##### Material provided

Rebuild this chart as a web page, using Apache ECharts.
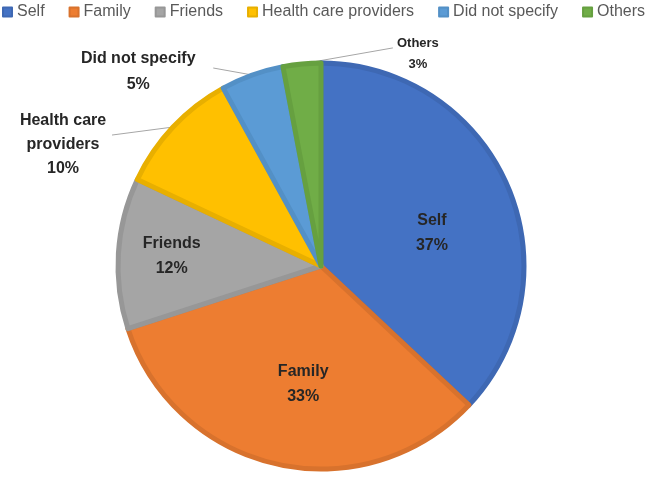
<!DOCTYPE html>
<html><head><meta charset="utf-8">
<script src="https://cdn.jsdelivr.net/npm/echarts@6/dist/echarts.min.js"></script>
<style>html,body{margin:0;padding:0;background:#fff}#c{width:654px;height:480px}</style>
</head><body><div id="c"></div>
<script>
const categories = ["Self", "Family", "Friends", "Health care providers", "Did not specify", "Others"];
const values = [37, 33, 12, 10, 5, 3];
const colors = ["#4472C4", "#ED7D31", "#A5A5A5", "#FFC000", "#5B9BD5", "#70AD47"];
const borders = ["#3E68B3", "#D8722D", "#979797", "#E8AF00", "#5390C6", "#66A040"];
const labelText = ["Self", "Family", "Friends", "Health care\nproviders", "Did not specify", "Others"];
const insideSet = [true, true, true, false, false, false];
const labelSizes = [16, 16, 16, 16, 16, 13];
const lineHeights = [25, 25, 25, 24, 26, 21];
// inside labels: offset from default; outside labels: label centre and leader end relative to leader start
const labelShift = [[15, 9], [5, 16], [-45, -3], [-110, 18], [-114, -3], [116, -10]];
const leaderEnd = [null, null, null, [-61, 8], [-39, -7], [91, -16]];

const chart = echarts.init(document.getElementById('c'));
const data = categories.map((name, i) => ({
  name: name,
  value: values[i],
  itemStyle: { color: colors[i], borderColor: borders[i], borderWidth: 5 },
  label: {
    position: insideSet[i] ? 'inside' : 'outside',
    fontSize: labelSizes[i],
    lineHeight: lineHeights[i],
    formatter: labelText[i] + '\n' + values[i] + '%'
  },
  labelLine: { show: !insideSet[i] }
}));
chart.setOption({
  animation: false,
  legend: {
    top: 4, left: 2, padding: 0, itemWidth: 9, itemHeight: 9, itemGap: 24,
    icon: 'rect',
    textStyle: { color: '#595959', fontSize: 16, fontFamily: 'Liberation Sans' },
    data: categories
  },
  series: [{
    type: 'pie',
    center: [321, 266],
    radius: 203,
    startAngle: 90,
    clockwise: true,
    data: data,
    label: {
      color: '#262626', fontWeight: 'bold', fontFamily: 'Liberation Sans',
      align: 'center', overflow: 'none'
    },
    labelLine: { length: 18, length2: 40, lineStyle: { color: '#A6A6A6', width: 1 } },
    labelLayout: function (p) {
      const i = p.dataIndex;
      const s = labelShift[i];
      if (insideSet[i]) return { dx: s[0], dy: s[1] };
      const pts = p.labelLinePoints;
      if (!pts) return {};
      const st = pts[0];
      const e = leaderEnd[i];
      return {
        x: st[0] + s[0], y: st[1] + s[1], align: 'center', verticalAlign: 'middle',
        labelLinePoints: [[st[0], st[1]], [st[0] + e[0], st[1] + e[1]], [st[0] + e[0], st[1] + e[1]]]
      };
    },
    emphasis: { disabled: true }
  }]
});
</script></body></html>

##########

_What is expected_.
Reproduce the data word for word, excluding its pictures.

_Finished exercise_.
Rebuild this chart as a web page, using Apache ECharts.
<!DOCTYPE html>
<html><head><meta charset="utf-8">
<script src="https://cdn.jsdelivr.net/npm/echarts@6/dist/echarts.min.js"></script>
<style>html,body{margin:0;padding:0;background:#fff}#c{width:654px;height:480px}</style>
</head><body><div id="c"></div>
<script>
const categories = ["Self", "Family", "Friends", "Health care providers", "Did not specify", "Others"];
const values = [37, 33, 12, 10, 5, 3];
const colors = ["#4472C4", "#ED7D31", "#A5A5A5", "#FFC000", "#5B9BD5", "#70AD47"];
const borders = ["#3E68B3", "#D8722D", "#979797", "#E8AF00", "#5390C6", "#66A040"];
const labelText = ["Self", "Family", "Friends", "Health care\nproviders", "Did not specify", "Others"];
const insideSet = [true, true, true, false, false, false];
const labelSizes = [16, 16, 16, 16, 16, 13];
const lineHeights = [25, 25, 25, 24, 26, 21];
// inside labels: offset from default; outside labels: label centre and leader end relative to leader start
const labelShift = [[15, 9], [5, 16], [-45, -3], [-110, 18], [-114, -3], [116, -10]];
const leaderEnd = [null, null, null, [-61, 8], [-39, -7], [91, -16]];

const chart = echarts.init(document.getElementById('c'));
const data = categories.map((name, i) => ({
  name: name,
  value: values[i],
  itemStyle: { color: colors[i], borderColor: borders[i], borderWidth: 5 },
  label: {
    position: insideSet[i] ? 'inside' : 'outside',
    fontSize: labelSizes[i],
    lineHeight: lineHeights[i],
    formatter: labelText[i] + '\n' + values[i] + '%'
  },
  labelLine: { show: !insideSet[i] }
}));
chart.setOption({
  animation: false,
  legend: {
    top: 4, left: 2, padding: 0, itemWidth: 9, itemHeight: 9, itemGap: 24,
    icon: 'rect',
    textStyle: { color: '#595959', fontSize: 16, fontFamily: 'Liberation Sans' },
    data: categories
  },
  series: [{
    type: 'pie',
    center: [321, 266],
    radius: 203,
    startAngle: 90,
    clockwise: true,
    data: data,
    label: {
      color: '#262626', fontWeight: 'bold', fontFamily: 'Liberation Sans',
      align: 'center', overflow: 'none'
    },
    labelLine: { length: 18, length2: 40, lineStyle: { color: '#A6A6A6', width: 1 } },
    labelLayout: function (p) {
      const i = p.dataIndex;
      const s = labelShift[i];
      if (insideSet[i]) return { dx: s[0], dy: s[1] };
      const pts = p.labelLinePoints;
      if (!pts) return {};
      const st = pts[0];
      const e = leaderEnd[i];
      return {
        x: st[0] + s[0], y: st[1] + s[1], align: 'center', verticalAlign: 'middle',
        labelLinePoints: [[st[0], st[1]], [st[0] + e[0], st[1] + e[1]], [st[0] + e[0], st[1] + e[1]]]
      };
    },
    emphasis: { disabled: true }
  }]
});
</script></body></html>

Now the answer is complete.